3. Sarana Mengenal Allah (Ma'rifatullah)
Kapan terakhir kali kita merasa begitu dekat dengan Tuhan? Seringkali, saat-saat terberat dalam hiduplah yang memaksa kita untuk bersimpuh, menengadahkan tangan, dan mengakui kelemahan kita. Rasa sakit menjadi jalan untuk mengenal sifat-sifat Allah lebih dalam: As-Sami' (Maha Mendengar), Al-Basir (Maha Melihat), Al-Hakim (Maha Bijaksana), dan Al-'Adl (Maha Adil). Kita jadi lebih yakin bahwa tidak ada satu pun peristiwa yang luput dari pengawasan-Nya.
4. Memurnikan Hati dan Tawakkal
Dikhianati atau dikecewakan oleh manusia mengajarkan kita pelajaran berharga untuk tidak bergantung sepenuhnya kepada makhluk. Harapan yang terlalu tinggi kepada manusia seringkali berujung pada kekecewaan. Ujian ini memurnikan hati kita, mengarahkan kembali sandaran dan harapan kita hanya kepada satu sumber yang tak pernah mengecewakan: Allah SWT. Tawakkal kita menjadi lebih murni dan lebih kuat.
Kesimpulan: Sebuah Perjalanan Menuju Kekuatan dan Kedamaian
Rasa sakit karena dizalimi adalah sebuah perjalanan spiritual yang penuh liku. Ia bisa menyeret seseorang ke dalam jurang keputusasaan dan dendam, atau justru mengangkatnya ke puncak kedekatan dengan Tuhan. Kuncinya terletak pada bagaimana kita meresponsnya.

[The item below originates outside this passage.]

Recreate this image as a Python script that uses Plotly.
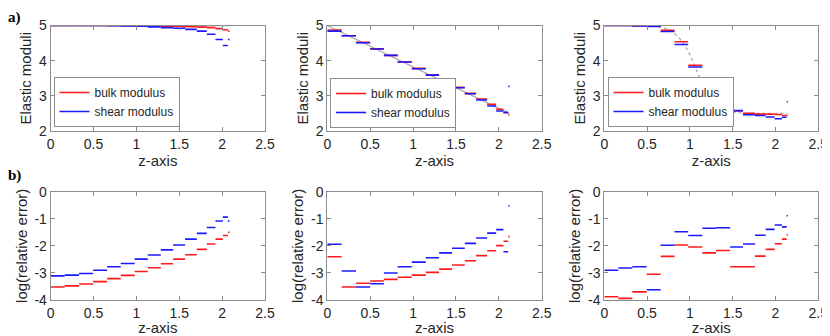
import plotly.graph_objects as go
from plotly.subplots import make_subplots

# layer edges along z for each of the three models
z_edges_1 = [0, 0.163, 0.331, 0.494, 0.658, 0.817, 0.98, 1.132, 1.284, 1.428,
             1.568, 1.704, 1.821, 1.922, 2.008, 2.067, 2.086]
z_edges_2 = [0, 0.167, 0.335, 0.50, 0.66, 0.82, 0.985, 1.148, 1.304, 1.455,
             1.603, 1.735, 1.864, 1.969, 2.054, 2.109, 2.125]
z_edges_3 = [0, 0.164, 0.327, 0.495, 0.658, 0.82, 0.98, 1.145, 1.305, 1.47,
             1.62, 1.76, 1.885, 1.99, 2.075, 2.13, 2.145]

# a) recovered elastic moduli
bulk_1 = [5.0, 5.0, 5.0, 5.0, 5.0, 4.995, 4.99, 4.985, 4.98, 4.975, 4.965, 4.955, 4.94, 4.91, 4.88, 4.84]
shear_1 = [5.0, 5.0, 5.0, 5.0, 4.995, 4.99, 4.98, 4.96, 4.94, 4.92, 4.89, 4.84, 4.75, 4.60, 4.43, 4.60]
bulk_2 = [4.87, 4.71, 4.52, 4.34, 4.15, 3.96, 3.78, 3.60, 3.42, 3.24, 3.07, 2.91, 2.76, 2.62, 2.52, 2.46]
shear_2 = [4.84, 4.71, 4.51, 4.33, 4.15, 3.96, 3.77, 3.59, 3.41, 3.23, 3.06, 2.88, 2.71, 2.57, 2.53, 3.27]
bulk_3 = [5.0, 5.0, 4.99, 4.98, 4.86, 4.54, 3.87, 3.14, 2.70, 2.57, 2.50, 2.48, 2.48, 2.47, 2.44, 2.44]
shear_3 = [5.0, 5.0, 4.99, 4.97, 4.83, 4.46, 3.82, 3.24, 2.81, 2.58, 2.46, 2.44, 2.40, 2.35, 2.39, 2.83]

# true models
model_z_1 = [0, 2.086]
model_1 = [5.0, 5.0]
model_z_2 = [0, 2.12]
model_2 = [5.0, 2.5]
model_z_3 = [0, 0.5, 0.6, 0.7, 0.8, 0.88, 0.95, 1.0, 1.05, 1.1, 1.15, 1.2, 1.28, 1.36, 1.45, 1.55, 1.7, 2.14]
model_3 = [5.0, 5.0, 4.98, 4.93, 4.82, 4.63, 4.40, 4.17, 3.90, 3.60, 3.30, 3.02, 2.77, 2.63, 2.55, 2.52, 2.50, 2.50]

# b) log(relative error)
err_bulk_1 = [-3.52, -3.48, -3.41, -3.32, -3.21, -3.09, -2.95, -2.81, -2.66, -2.49, -2.33, -2.13, -1.93, -1.75, -1.62, -1.50]
err_shear_1 = [-3.11, -3.08, -3.02, -2.90, -2.77, -2.65, -2.49, -2.34, -2.15, -1.97, -1.75, -1.54, -1.32, -1.08, -0.94, -1.08]
err_bulk_2 = [-2.40, -3.52, -3.38, -3.30, -3.24, -3.16, -3.08, -2.98, -2.86, -2.71, -2.55, -2.36, -2.18, -1.99, -1.83, -1.66]
err_shear_2 = [-1.94, -2.93, -3.52, -3.40, -3.00, -2.77, -2.60, -2.44, -2.26, -2.09, -1.91, -1.71, -1.53, -1.40, -2.22, -0.52]
err_bulk_3 = [-3.88, -3.94, -3.70, -3.05, -2.39, -1.97, -2.04, -2.26, -2.17, -2.77, -2.77, -2.38, -2.13, -1.92, -1.75, -1.59]
err_shear_3 = [-2.90, -2.82, -2.77, -3.62, -1.98, -1.48, -1.62, -1.35, -1.33, -2.04, -1.93, -1.61, -1.39, -1.23, -1.30, -0.89]

x_ticks = [0, 0.5, 1, 1.5, 2, 2.5]
x_ticktext = ["0", "0.5", "1", "1.5", "2", "2.5"]
top_ticks = [2, 3, 4, 5]
bottom_ticks = [-4, -3, -2, -1, 0]
bottom_ticktext = ["-4", "-3", "-2", "-1", "0"]

RED = "#ff1a1a"
BLUE = "#1a1aff"
GREY = "#ababab"
FONT = "Liberation Sans"


def steps(edges, vals):
    """Piecewise-constant layer values as separate horizontal segments."""
    xs, ys = [], []
    for a, b, v in zip(edges[:-1], edges[1:], vals):
        xs += [a, b, None]
        ys += [v, v, None]
    return xs, ys


fig = make_subplots(rows=2, cols=3)

top = [
    (z_edges_1, bulk_1, shear_1, model_z_1, model_1, "solid", "legend"),
    (z_edges_2, bulk_2, shear_2, model_z_2, model_2, "solid", "legend2"),
    (z_edges_3, bulk_3, shear_3, model_z_3, model_3, "dot", "legend3"),
]
for col, (edges, bulk, shear, mz, mv, dash, leg) in enumerate(top, start=1):
    fig.add_trace(go.Scatter(x=mz, y=mv, mode="lines", showlegend=False,
                             line=dict(color=GREY, width=1.3, dash=dash)), row=1, col=col)
    bx, by = steps(edges, bulk)
    sx, sy = steps(edges, shear)
    fig.add_trace(go.Scatter(x=bx, y=by, mode="lines", name="bulk modulus", legend=leg,
                             line=dict(color=RED, width=1.6)), row=1, col=col)
    fig.add_trace(go.Scatter(x=sx, y=sy, mode="lines", name="shear modulus", legend=leg,
                             line=dict(color=BLUE, width=1.6)), row=1, col=col)

bottom = [
    (z_edges_1, err_bulk_1, err_shear_1),
    (z_edges_2, err_bulk_2, err_shear_2),
    (z_edges_3, err_bulk_3, err_shear_3),
]
for col, (edges, bulk, shear) in enumerate(bottom, start=1):
    bx, by = steps(edges, bulk)
    sx, sy = steps(edges, shear)
    fig.add_trace(go.Scatter(x=bx, y=by, mode="lines", showlegend=False,
                             line=dict(color=RED, width=1.6)), row=2, col=col)
    fig.add_trace(go.Scatter(x=sx, y=sy, mode="lines", showlegend=False,
                             line=dict(color=BLUE, width=1.6)), row=2, col=col)

# the page body adds an 8px margin, so lay the figure out 8px smaller and shifted
OFF = 8
W, H = 830 - OFF, 336 - OFF
col_px = [(50.7, 265.0), (327.3, 541.7), (604.3, 818.3)]
row_px = [(25.5, 131.0), (191.7, 300.0)]


def px_x(v):
    return (v - OFF) / W


def px_y(v):
    return 1 - (v - OFF) / H


axis_style = dict(
    showline=True, linecolor="#8c8c8c", linewidth=1, mirror="ticks",
    ticks="inside", ticklen=4, tickcolor="#8c8c8c",
    tickfont=dict(size=14, color="#262626", family=FONT),
    showgrid=False, zeroline=False, automargin=False,
)

for r in range(2):
    for c in range(3):
        idx = r * 3 + c + 1
        sfx = "" if idx == 1 else str(idx)
        x0, x1 = col_px[c]
        y0, y1 = row_px[r]
        fig.layout["xaxis" + sfx].update(
            domain=[px_x(x0), px_x(x1)], range=[0, 2.5],
            tickvals=x_ticks, ticktext=x_ticktext,
            title=dict(text="z-axis", font=dict(size=15, color="#262626", family=FONT),
                       standoff=0 if r == 0 else 2),
            **axis_style,
        )
        if r == 0:
            yextra = dict(range=[2, 5], tickvals=top_ticks,
                          title_text="Elastic moduli")
        else:
            yextra = dict(range=[-4, 0], tickvals=bottom_ticks, ticktext=bottom_ticktext,
                          title_text="log(relative error)")
        fig.layout["yaxis" + sfx].update(
            domain=[px_y(y1), px_y(y0)],
            title_font=dict(size=15, color="#262626", family=FONT),
            title_standoff=3,
            **yextra, **axis_style,
        )

legend_style = dict(
    xanchor="left", yanchor="bottom", bgcolor="white",
    bordercolor="#8c8c8c", borderwidth=1, itemwidth=30, tracegroupgap=0,
    font=dict(size=12, color="#262626", family=FONT),
)
fig.update_layout(
    width=W, height=H,
    margin=dict(l=0, r=0, t=0, b=0, autoexpand=False),
    paper_bgcolor="white", plot_bgcolor="white",
    font=dict(family=FONT),
    legend=dict(x=px_x(53.5), y=px_y(127), **legend_style),
    legend2=dict(x=px_x(330), y=px_y(128), **legend_style),
    legend3=dict(x=px_x(607.5), y=px_y(127), **legend_style),
    annotations=[
        dict(text="<b>a)</b>", x=px_x(6), y=px_y(17), xref="paper", yref="paper",
             xanchor="left", yanchor="middle", showarrow=False,
             font=dict(size=15, family="Liberation Serif", color="black")),
        dict(text="<b>b)</b>", x=px_x(6), y=px_y(175), xref="paper", yref="paper",
             xanchor="left", yanchor="middle", showarrow=False,
             font=dict(size=15, family="Liberation Serif", color="black")),
    ],
)

fig.write_html("out.html")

Doa orang yang tersakiti adalah anugerah, sebuah saluran komunikasi premium yang diberikan Allah sebagai bentuk kasih sayang dan keadilan-Nya. Ia adalah bukti bahwa dalam kondisi selemah apa pun, kita memiliki senjata yang paling kuat. Gunakanlah senjata ini dengan bijaksana: untuk memohon keadilan, untuk meminta kekuatan, dan yang terpenting, untuk menyembuhkan luka di dalam hati.
Percayalah, tidak ada rintihan yang tidak didengar, tidak ada air mata yang terbuang percuma, dan tidak ada kezaliman yang akan lolos dari pengadilan-Nya. Teruslah berjalan dengan kepala tegak, hati yang sabar, dan lisan yang basah oleh doa. Karena di ujung terowongan kepedihan ini, menanti cahaya keadilan dan rahmat dari Tuhan Yang Maha Pengasih lagi Maha Penyayang.